Stated problem | Return the lines from the one that contains "What matplotlib code" through the one that contains "from matplotlib.patches import Rectangle", both included, exactly as written and with nothing added.

[start]

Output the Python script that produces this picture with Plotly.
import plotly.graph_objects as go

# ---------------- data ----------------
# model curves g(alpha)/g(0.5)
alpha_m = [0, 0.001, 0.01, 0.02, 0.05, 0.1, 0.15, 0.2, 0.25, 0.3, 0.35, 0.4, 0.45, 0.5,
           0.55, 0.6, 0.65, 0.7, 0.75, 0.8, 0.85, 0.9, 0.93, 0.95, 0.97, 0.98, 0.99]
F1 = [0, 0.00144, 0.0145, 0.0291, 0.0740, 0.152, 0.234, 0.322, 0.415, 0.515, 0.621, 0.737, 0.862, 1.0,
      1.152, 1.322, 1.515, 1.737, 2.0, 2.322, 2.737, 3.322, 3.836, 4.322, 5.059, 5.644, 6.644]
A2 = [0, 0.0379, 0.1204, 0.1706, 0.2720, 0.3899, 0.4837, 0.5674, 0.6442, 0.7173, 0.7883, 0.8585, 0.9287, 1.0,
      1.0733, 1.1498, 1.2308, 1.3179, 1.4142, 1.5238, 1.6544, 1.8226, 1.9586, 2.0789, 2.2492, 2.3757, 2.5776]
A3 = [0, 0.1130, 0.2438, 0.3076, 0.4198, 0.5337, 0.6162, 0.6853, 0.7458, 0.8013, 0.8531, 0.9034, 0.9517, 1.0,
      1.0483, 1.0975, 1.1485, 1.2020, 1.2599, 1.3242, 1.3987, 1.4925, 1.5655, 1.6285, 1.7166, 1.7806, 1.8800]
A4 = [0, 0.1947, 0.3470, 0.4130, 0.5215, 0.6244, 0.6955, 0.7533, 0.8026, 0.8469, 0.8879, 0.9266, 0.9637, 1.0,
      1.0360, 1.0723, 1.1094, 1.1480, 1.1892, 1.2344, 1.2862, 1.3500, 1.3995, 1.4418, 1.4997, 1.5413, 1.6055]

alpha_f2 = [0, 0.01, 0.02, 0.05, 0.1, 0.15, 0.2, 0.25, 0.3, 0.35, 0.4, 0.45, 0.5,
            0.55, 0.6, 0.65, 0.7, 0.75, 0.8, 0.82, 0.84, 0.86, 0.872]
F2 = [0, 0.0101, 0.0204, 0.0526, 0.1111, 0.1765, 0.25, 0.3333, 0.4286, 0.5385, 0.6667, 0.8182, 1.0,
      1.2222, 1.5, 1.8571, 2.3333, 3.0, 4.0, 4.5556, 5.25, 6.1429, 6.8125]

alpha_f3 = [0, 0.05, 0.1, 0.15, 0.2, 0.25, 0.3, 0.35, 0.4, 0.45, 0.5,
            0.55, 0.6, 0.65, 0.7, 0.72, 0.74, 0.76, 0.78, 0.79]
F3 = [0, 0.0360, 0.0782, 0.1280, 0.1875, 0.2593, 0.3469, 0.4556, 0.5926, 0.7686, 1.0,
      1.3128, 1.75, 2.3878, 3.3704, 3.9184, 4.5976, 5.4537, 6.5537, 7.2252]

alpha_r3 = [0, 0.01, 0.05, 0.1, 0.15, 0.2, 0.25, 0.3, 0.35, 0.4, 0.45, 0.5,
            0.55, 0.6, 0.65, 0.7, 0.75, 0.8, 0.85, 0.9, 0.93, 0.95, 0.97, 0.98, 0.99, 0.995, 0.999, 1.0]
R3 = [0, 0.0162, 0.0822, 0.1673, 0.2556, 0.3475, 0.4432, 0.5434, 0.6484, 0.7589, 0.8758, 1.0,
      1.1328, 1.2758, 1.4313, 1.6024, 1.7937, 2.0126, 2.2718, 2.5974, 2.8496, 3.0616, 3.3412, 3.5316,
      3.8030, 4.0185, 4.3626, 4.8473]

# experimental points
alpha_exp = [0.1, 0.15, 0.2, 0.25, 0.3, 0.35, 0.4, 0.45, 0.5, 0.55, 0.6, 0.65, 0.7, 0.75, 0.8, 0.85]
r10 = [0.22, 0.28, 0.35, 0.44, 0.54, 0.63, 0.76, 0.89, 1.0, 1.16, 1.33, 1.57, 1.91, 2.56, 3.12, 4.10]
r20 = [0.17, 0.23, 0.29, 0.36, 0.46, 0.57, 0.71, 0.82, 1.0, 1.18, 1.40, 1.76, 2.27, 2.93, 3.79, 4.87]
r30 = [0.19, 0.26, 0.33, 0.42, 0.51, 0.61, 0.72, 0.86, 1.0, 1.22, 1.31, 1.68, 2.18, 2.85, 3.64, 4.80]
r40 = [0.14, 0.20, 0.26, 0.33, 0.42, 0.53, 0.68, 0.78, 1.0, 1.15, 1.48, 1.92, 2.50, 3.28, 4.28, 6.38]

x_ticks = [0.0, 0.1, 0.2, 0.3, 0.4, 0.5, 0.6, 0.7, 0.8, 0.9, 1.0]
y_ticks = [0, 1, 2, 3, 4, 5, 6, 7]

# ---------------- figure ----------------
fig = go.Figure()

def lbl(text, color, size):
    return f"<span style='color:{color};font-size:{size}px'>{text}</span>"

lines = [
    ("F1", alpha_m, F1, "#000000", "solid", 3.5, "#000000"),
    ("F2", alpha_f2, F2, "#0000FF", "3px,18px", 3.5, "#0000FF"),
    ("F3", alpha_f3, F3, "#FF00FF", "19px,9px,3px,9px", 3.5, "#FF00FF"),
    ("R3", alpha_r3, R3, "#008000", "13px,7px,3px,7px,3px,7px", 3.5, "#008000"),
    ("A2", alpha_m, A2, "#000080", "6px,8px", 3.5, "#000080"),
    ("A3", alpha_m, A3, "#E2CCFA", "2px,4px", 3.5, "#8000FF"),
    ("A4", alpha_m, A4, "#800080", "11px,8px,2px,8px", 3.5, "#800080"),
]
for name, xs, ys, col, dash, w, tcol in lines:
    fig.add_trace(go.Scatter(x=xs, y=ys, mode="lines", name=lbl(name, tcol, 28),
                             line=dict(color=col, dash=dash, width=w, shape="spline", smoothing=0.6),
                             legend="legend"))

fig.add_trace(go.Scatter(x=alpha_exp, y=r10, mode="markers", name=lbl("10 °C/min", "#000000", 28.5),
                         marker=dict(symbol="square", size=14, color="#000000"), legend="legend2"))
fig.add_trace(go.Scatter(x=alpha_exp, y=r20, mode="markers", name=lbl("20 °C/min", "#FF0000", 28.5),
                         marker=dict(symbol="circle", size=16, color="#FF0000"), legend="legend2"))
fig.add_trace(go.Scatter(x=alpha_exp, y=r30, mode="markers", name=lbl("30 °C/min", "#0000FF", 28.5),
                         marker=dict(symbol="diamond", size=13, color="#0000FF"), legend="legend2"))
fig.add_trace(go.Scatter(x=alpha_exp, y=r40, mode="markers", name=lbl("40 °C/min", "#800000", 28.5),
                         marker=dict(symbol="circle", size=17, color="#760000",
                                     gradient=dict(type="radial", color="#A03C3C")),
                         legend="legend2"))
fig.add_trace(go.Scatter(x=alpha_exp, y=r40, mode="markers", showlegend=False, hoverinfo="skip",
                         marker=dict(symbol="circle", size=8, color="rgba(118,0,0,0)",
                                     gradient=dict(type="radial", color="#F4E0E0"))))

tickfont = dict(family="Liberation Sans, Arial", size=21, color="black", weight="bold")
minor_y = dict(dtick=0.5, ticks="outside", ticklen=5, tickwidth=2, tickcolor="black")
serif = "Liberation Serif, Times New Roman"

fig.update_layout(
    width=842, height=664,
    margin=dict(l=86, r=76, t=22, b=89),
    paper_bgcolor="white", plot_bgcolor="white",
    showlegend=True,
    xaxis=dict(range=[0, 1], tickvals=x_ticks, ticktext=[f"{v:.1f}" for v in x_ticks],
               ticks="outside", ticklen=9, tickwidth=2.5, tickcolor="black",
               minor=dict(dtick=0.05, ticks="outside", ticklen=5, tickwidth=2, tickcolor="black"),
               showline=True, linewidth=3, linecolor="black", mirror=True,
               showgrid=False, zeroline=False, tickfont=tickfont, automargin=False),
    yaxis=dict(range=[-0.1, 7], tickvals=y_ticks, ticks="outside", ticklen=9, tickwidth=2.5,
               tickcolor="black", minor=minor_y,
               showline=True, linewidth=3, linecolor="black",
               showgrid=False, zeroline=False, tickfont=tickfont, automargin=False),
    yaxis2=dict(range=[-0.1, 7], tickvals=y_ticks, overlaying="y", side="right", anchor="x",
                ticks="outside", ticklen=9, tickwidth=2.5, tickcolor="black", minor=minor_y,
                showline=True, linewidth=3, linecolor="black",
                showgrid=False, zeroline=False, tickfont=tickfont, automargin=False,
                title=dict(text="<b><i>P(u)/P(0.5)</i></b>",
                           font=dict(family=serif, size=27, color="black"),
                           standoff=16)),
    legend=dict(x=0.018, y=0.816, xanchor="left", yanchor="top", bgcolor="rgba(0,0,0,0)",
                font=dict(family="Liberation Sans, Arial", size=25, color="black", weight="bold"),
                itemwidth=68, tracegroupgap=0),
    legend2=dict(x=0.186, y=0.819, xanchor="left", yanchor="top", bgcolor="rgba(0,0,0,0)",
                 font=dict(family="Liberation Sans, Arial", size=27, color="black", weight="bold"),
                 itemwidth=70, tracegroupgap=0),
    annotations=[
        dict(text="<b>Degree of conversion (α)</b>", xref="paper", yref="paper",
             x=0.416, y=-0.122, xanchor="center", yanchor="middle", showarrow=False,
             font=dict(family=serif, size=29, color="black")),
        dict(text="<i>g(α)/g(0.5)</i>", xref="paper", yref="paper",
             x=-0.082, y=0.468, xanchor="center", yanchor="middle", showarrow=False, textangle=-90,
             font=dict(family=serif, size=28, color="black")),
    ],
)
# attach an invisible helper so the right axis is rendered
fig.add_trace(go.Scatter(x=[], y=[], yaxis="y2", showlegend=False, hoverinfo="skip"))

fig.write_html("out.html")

[end]
[start]

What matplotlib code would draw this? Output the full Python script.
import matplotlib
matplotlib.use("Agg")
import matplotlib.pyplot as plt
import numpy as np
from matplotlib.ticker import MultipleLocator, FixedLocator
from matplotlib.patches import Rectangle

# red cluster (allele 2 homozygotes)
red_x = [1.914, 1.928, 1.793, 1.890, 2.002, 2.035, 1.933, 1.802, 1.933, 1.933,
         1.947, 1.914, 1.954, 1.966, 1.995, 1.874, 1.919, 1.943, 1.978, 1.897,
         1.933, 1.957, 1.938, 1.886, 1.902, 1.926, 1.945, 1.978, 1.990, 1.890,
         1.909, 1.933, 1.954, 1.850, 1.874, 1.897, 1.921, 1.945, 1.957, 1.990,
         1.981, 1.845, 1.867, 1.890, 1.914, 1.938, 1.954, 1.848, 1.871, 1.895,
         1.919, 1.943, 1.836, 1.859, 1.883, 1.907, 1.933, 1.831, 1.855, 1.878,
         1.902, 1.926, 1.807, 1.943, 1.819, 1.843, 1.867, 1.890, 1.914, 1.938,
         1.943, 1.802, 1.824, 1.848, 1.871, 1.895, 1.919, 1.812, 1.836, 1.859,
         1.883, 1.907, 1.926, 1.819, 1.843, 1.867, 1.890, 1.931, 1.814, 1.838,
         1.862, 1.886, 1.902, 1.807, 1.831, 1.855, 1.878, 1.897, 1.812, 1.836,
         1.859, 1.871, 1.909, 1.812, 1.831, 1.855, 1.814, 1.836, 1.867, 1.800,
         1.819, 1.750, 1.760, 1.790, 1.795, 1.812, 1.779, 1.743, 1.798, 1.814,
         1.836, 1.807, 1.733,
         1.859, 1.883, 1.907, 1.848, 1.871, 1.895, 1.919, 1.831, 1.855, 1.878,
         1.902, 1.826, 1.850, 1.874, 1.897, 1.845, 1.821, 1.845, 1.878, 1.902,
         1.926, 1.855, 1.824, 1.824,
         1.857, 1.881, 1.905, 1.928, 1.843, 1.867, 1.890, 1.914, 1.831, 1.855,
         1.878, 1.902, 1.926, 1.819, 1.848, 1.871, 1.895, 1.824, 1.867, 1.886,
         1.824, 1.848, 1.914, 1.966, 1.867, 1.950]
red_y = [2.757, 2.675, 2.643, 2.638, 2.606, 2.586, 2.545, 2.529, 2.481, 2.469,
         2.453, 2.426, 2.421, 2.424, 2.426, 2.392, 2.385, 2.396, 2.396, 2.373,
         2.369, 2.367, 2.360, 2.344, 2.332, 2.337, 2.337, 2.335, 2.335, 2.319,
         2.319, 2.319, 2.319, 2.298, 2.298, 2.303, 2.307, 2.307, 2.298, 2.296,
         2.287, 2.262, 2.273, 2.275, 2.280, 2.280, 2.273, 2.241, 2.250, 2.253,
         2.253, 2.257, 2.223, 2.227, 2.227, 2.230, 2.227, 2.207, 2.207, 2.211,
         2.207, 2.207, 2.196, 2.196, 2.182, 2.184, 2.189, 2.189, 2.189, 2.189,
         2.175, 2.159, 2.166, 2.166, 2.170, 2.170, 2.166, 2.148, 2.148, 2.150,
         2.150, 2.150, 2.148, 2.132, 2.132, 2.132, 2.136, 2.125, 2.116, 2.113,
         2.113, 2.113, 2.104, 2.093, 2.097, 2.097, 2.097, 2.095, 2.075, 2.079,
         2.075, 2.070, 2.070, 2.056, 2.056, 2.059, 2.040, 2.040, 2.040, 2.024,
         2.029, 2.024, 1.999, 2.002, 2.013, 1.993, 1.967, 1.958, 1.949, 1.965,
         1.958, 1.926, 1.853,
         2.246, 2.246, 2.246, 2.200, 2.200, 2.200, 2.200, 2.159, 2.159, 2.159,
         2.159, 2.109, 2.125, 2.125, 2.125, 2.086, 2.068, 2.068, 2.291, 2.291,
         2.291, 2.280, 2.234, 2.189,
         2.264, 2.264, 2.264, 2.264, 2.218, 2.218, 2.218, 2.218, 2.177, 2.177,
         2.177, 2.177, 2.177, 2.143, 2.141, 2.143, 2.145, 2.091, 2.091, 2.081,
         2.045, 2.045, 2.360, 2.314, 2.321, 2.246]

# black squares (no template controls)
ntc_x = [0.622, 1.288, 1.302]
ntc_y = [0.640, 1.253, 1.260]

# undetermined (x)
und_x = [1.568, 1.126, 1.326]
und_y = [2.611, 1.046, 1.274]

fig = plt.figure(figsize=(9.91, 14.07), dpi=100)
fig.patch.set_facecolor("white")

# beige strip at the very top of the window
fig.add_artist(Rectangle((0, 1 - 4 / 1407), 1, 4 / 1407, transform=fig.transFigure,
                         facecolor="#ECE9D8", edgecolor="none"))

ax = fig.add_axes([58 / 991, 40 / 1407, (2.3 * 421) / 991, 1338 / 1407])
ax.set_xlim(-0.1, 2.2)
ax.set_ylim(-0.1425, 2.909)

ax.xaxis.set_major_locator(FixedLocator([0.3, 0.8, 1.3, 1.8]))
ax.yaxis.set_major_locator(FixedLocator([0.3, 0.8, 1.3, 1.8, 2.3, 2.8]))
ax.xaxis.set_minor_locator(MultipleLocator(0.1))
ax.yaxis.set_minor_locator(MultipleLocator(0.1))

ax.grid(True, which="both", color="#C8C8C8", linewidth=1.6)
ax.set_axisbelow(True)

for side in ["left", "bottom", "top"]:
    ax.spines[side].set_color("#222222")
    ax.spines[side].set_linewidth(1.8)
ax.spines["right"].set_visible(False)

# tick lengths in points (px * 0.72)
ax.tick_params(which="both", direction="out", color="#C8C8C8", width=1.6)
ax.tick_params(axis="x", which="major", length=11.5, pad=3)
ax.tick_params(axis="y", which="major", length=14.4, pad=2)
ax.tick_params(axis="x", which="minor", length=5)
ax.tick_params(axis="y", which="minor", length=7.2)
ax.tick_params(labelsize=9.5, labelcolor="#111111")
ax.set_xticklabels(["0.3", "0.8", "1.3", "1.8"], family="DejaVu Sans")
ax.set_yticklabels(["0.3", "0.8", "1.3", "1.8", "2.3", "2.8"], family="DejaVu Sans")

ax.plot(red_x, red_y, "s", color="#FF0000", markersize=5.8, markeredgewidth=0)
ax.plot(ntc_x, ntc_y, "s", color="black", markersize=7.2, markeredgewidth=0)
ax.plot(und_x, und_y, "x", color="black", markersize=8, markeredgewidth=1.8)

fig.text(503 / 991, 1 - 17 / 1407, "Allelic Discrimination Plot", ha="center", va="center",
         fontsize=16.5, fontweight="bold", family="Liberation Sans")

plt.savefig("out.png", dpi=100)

[end]

Response below |
What matplotlib code would draw this? Output the full Python script.
import matplotlib
matplotlib.use("Agg")
import matplotlib.pyplot as plt
import numpy as np
from matplotlib.ticker import MultipleLocator, FixedLocator
from matplotlib.patches import Rectangle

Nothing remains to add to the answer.